### Stored data
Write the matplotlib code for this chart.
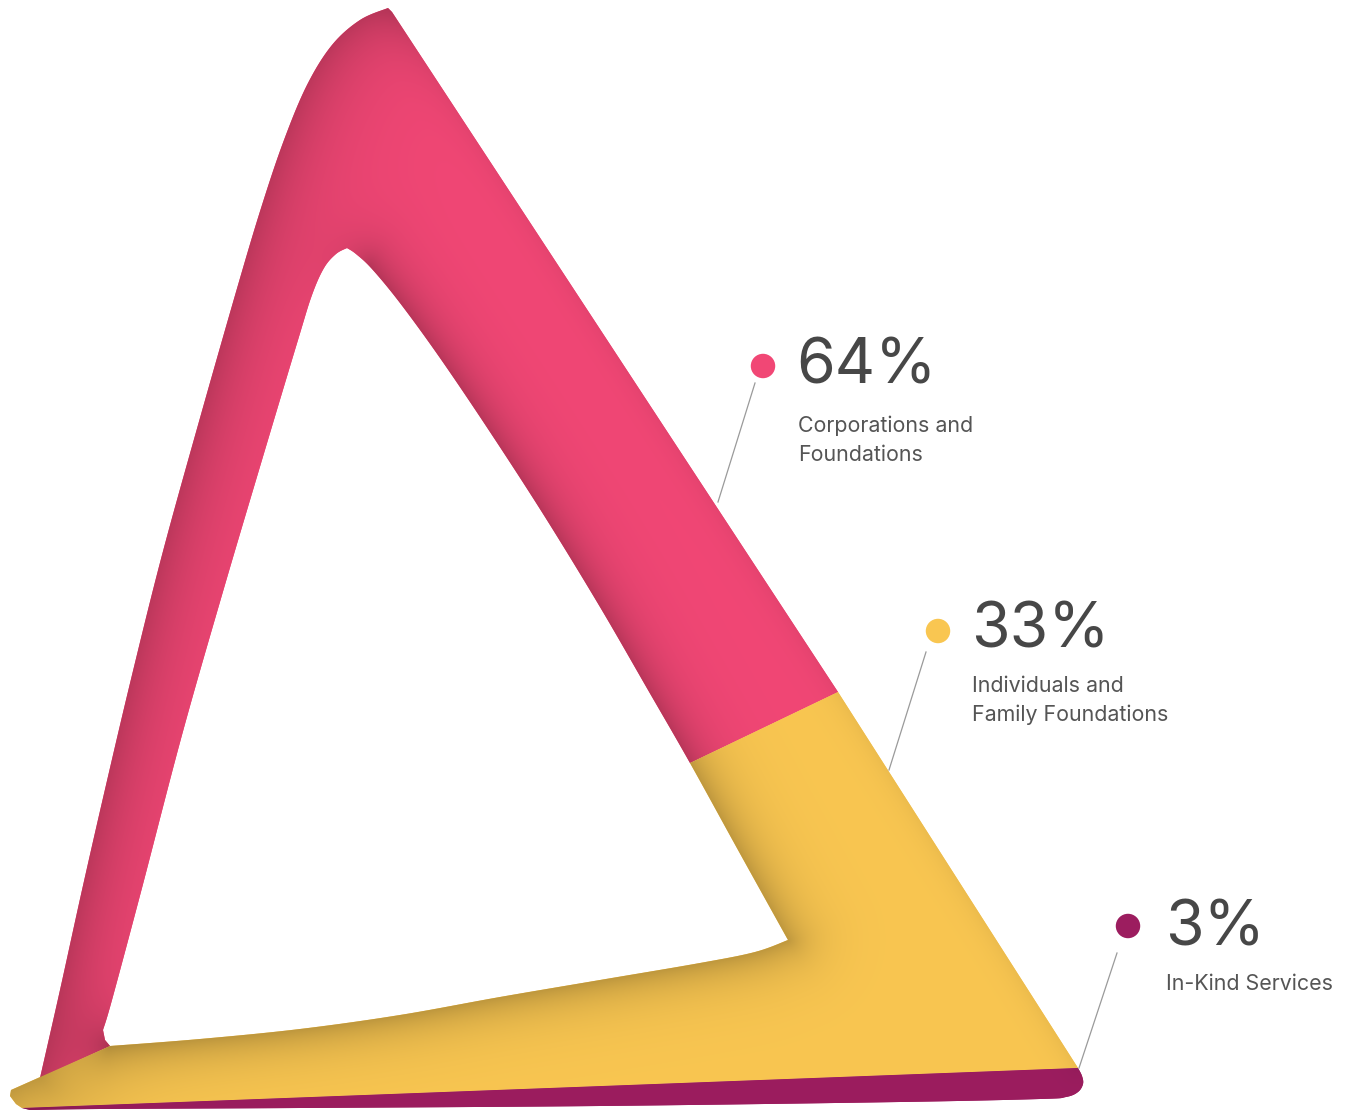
import numpy as np
import matplotlib
matplotlib.use("Agg")
import matplotlib.pyplot as plt
from matplotlib.patches import Polygon

# data
shares = [64, 33, 3]
labels = [["Corporations and", "Foundations"],
          ["Individuals and", "Family Foundations"],
          ["In-Kind Services"]]
colors = ["#F14775", "#F9C651", "#9C1D5F"]
text_color = "#474747"

W, H = 1351, 1110


def smooth(p, n=10):
    # catmull-rom through the given points
    p = np.asarray(p, float)
    q = np.vstack([p[0], p, p[-1]])
    out = []
    for i in range(1, len(q) - 2):
        p0, p1, p2, p3 = q[i - 1], q[i], q[i + 1], q[i + 2]
        for t in np.linspace(0, 1, n, endpoint=False):
            out.append(0.5 * (2 * p1 + (-p0 + p2) * t + (2 * p0 - 5 * p1 + 4 * p2 - p3) * t * t
                              + (-p0 + 3 * p1 - 3 * p2 + p3) * t ** 3))
    out.append(p[-1])
    return [tuple(v) for v in out]


# outline of the ribbon triangle (pixel space, y down)
outer_left = smooth([(40, 1078), (60, 990), (82, 890), (106, 785), (132, 675), (162, 555),
                     (198, 425), (238, 285), (262, 205), (284, 140), (307, 85), (332, 45),
                     (360, 20), (388, 8)])
inner_right = smooth([(788, 940), (738, 850), (690, 763), (648, 690), (600, 607),
                      (545, 517), (490, 432), (440, 358), (400, 303), (372, 269), (356, 254),
                      (347, 248)])
inner_left = smooth([(347, 248), (336, 254), (324, 268), (312, 295), (298, 340), (262, 460),
                     (222, 595), (182, 735), (142, 888), (112, 1000), (103, 1030)])
inner_left = inner_left + [(105, 1040), (110, 1046)]
inner_bottom = smooth([(110, 1046), (200, 1039), (300, 1029), (400, 1015), (500, 997),
                       (600, 980), (700, 963), (755, 952), (788, 940)])
yellow_tip = [(16, 1104), (10, 1096), (11, 1090)]
purple_bottom = smooth([(1078, 1068), (1082, 1076), (1083, 1084), (1078, 1092), (1066, 1097),
                        (1040, 1099), (900, 1102), (600, 1106), (300, 1108), (100, 1109), (30, 1110)])

i_split = int(np.argmin([abs(x - 690) + abs(y - 763) for x, y in inner_right]))

pink_poly = outer_left + [(392, 12), (838, 692)] + inner_right[i_split:] + inner_left[1:]
yellow_poly = ([(838, 692), (1078, 1068), (22, 1108)] + yellow_tip
               + inner_bottom + inner_right[1:i_split + 1])
purple_poly = [(22, 1108)] + purple_bottom

shadow_edge = inner_bottom + [v for v in inner_right[1:] if v[1] > 266]
left_edge = [(11, 1092), (22, 1085)] + outer_left
right_edge = [(392, 12), (838, 692), (1078, 1068)]

# shading grid
step = 2
yy, xx = np.mgrid[0:H:step, 0:W:step] + step / 2
pts = np.column_stack([xx.ravel(), yy.ravel()])


def seg_dist(p, poly):
    d = np.full(len(p), np.inf)
    for (x0, y0), (x1, y1) in zip(poly[:-1], poly[1:]):
        dx, dy = x1 - x0, y1 - y0
        L = dx * dx + dy * dy
        if L == 0:
            continue
        t = np.clip(((p[:, 0] - x0) * dx + (p[:, 1] - y0) * dy) / L, 0, 1)
        d = np.minimum(d, np.hypot(p[:, 0] - x0 - t * dx, p[:, 1] - y0 - t * dy))
    return d


d_hole = seg_dist(pts, shadow_edge).reshape(xx.shape)
d_left = seg_dist(pts, left_edge).reshape(xx.shape)
d_right = seg_dist(pts, right_edge).reshape(xx.shape)
shade = 1 - 0.24 * np.exp(-d_hole / 24) - 0.22 * np.exp(-d_left / 42) - 0.05 * np.exp(-d_right / 12)
shade = np.clip(shade, 0.7, 1)

fig = plt.figure(figsize=(W / 100, H / 100), dpi=100)
ax = fig.add_axes([0, 0, 1, 1])
ax.set_xlim(0, W)
ax.set_ylim(H, 0)
ax.axis("off")

for poly, col in zip([pink_poly, yellow_poly, purple_poly], colors):
    patch = Polygon(poly, closed=True, facecolor=col, edgecolor="none", zorder=1)
    ax.add_patch(patch)
    rgb = np.array(matplotlib.colors.to_rgb(col))
    img = np.clip(shade[..., None] * rgb, 0, 1)
    im = ax.imshow(img, extent=[0, W, H, 0], interpolation="bilinear", zorder=2)
    im.set_clip_path(patch)

# annotations
dots = [(763, 366), (938, 631), (1128, 926)]
leaders = [((755, 383), (718, 502)), ((926, 652), (889, 770)), ((1117, 953), (1079, 1068))]
num_pos = [(796, 384), (971, 648), (1165, 946)]
lab_pos = [(798, 432), (972, 692), (1166, 990)]

for i in range(3):
    (x0, y0), (x1, y1) = leaders[i]
    ax.plot([x0, x1], [y0, y1], color="#9a9a9a", lw=0.9, zorder=3)
    ax.scatter([dots[i][0]], [dots[i][1]], s=310, color=colors[i], edgecolors="none", zorder=4)
    ax.text(num_pos[i][0], num_pos[i][1], f"{shares[i]}%", fontsize=45, family="Inter",
            color=text_color, va="baseline", ha="left", zorder=5)
    for j, line in enumerate(labels[i]):
        ax.text(lab_pos[i][0], lab_pos[i][1] + 29 * j, line, fontsize=15.4, family="Inter",
                color="#555555", va="baseline", ha="left", zorder=5)

fig.savefig("out.png", dpi=100)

### Objective
Your copy of the data above should match it exactly, except that pictures are left out.

### The answer
Write the matplotlib code for this chart.
import numpy as np
import matplotlib
matplotlib.use("Agg")
import matplotlib.pyplot as plt
from matplotlib.patches import Polygon

# data
shares = [64, 33, 3]
labels = [["Corporations and", "Foundations"],
          ["Individuals and", "Family Foundations"],
          ["In-Kind Services"]]
colors = ["#F14775", "#F9C651", "#9C1D5F"]
text_color = "#474747"

W, H = 1351, 1110


def smooth(p, n=10):
    # catmull-rom through the given points
    p = np.asarray(p, float)
    q = np.vstack([p[0], p, p[-1]])
    out = []
    for i in range(1, len(q) - 2):
        p0, p1, p2, p3 = q[i - 1], q[i], q[i + 1], q[i + 2]
        for t in np.linspace(0, 1, n, endpoint=False):
            out.append(0.5 * (2 * p1 + (-p0 + p2) * t + (2 * p0 - 5 * p1 + 4 * p2 - p3) * t * t
                              + (-p0 + 3 * p1 - 3 * p2 + p3) * t ** 3))
    out.append(p[-1])
    return [tuple(v) for v in out]


# outline of the ribbon triangle (pixel space, y down)
outer_left = smooth([(40, 1078), (60, 990), (82, 890), (106, 785), (132, 675), (162, 555),
                     (198, 425), (238, 285), (262, 205), (284, 140), (307, 85), (332, 45),
                     (360, 20), (388, 8)])
inner_right = smooth([(788, 940), (738, 850), (690, 763), (648, 690), (600, 607),
                      (545, 517), (490, 432), (440, 358), (400, 303), (372, 269), (356, 254),
                      (347, 248)])
inner_left = smooth([(347, 248), (336, 254), (324, 268), (312, 295), (298, 340), (262, 460),
                     (222, 595), (182, 735), (142, 888), (112, 1000), (103, 1030)])
inner_left = inner_left + [(105, 1040), (110, 1046)]
inner_bottom = smooth([(110, 1046), (200, 1039), (300, 1029), (400, 1015), (500, 997),
                       (600, 980), (700, 963), (755, 952), (788, 940)])
yellow_tip = [(16, 1104), (10, 1096), (11, 1090)]
purple_bottom = smooth([(1078, 1068), (1082, 1076), (1083, 1084), (1078, 1092), (1066, 1097),
                        (1040, 1099), (900, 1102), (600, 1106), (300, 1108), (100, 1109), (30, 1110)])

i_split = int(np.argmin([abs(x - 690) + abs(y - 763) for x, y in inner_right]))

pink_poly = outer_left + [(392, 12), (838, 692)] + inner_right[i_split:] + inner_left[1:]
yellow_poly = ([(838, 692), (1078, 1068), (22, 1108)] + yellow_tip
               + inner_bottom + inner_right[1:i_split + 1])
purple_poly = [(22, 1108)] + purple_bottom

shadow_edge = inner_bottom + [v for v in inner_right[1:] if v[1] > 266]
left_edge = [(11, 1092), (22, 1085)] + outer_left
right_edge = [(392, 12), (838, 692), (1078, 1068)]

# shading grid
step = 2
yy, xx = np.mgrid[0:H:step, 0:W:step] + step / 2
pts = np.column_stack([xx.ravel(), yy.ravel()])


def seg_dist(p, poly):
    d = np.full(len(p), np.inf)
    for (x0, y0), (x1, y1) in zip(poly[:-1], poly[1:]):
        dx, dy = x1 - x0, y1 - y0
        L = dx * dx + dy * dy
        if L == 0:
            continue
        t = np.clip(((p[:, 0] - x0) * dx + (p[:, 1] - y0) * dy) / L, 0, 1)
        d = np.minimum(d, np.hypot(p[:, 0] - x0 - t * dx, p[:, 1] - y0 - t * dy))
    return d


d_hole = seg_dist(pts, shadow_edge).reshape(xx.shape)
d_left = seg_dist(pts, left_edge).reshape(xx.shape)
d_right = seg_dist(pts, right_edge).reshape(xx.shape)
shade = 1 - 0.24 * np.exp(-d_hole / 24) - 0.22 * np.exp(-d_left / 42) - 0.05 * np.exp(-d_right / 12)
shade = np.clip(shade, 0.7, 1)

fig = plt.figure(figsize=(W / 100, H / 100), dpi=100)
ax = fig.add_axes([0, 0, 1, 1])
ax.set_xlim(0, W)
ax.set_ylim(H, 0)
ax.axis("off")

for poly, col in zip([pink_poly, yellow_poly, purple_poly], colors):
    patch = Polygon(poly, closed=True, facecolor=col, edgecolor="none", zorder=1)
    ax.add_patch(patch)
    rgb = np.array(matplotlib.colors.to_rgb(col))
    img = np.clip(shade[..., None] * rgb, 0, 1)
    im = ax.imshow(img, extent=[0, W, H, 0], interpolation="bilinear", zorder=2)
    im.set_clip_path(patch)

# annotations
dots = [(763, 366), (938, 631), (1128, 926)]
leaders = [((755, 383), (718, 502)), ((926, 652), (889, 770)), ((1117, 953), (1079, 1068))]
num_pos = [(796, 384), (971, 648), (1165, 946)]
lab_pos = [(798, 432), (972, 692), (1166, 990)]

for i in range(3):
    (x0, y0), (x1, y1) = leaders[i]
    ax.plot([x0, x1], [y0, y1], color="#9a9a9a", lw=0.9, zorder=3)
    ax.scatter([dots[i][0]], [dots[i][1]], s=310, color=colors[i], edgecolors="none", zorder=4)
    ax.text(num_pos[i][0], num_pos[i][1], f"{shares[i]}%", fontsize=45, family="Inter",
            color=text_color, va="baseline", ha="left", zorder=5)
    for j, line in enumerate(labels[i]):
        ax.text(lab_pos[i][0], lab_pos[i][1] + 29 * j, line, fontsize=15.4, family="Inter",
                color="#555555", va="baseline", ha="left", zorder=5)

fig.savefig("out.png", dpi=100)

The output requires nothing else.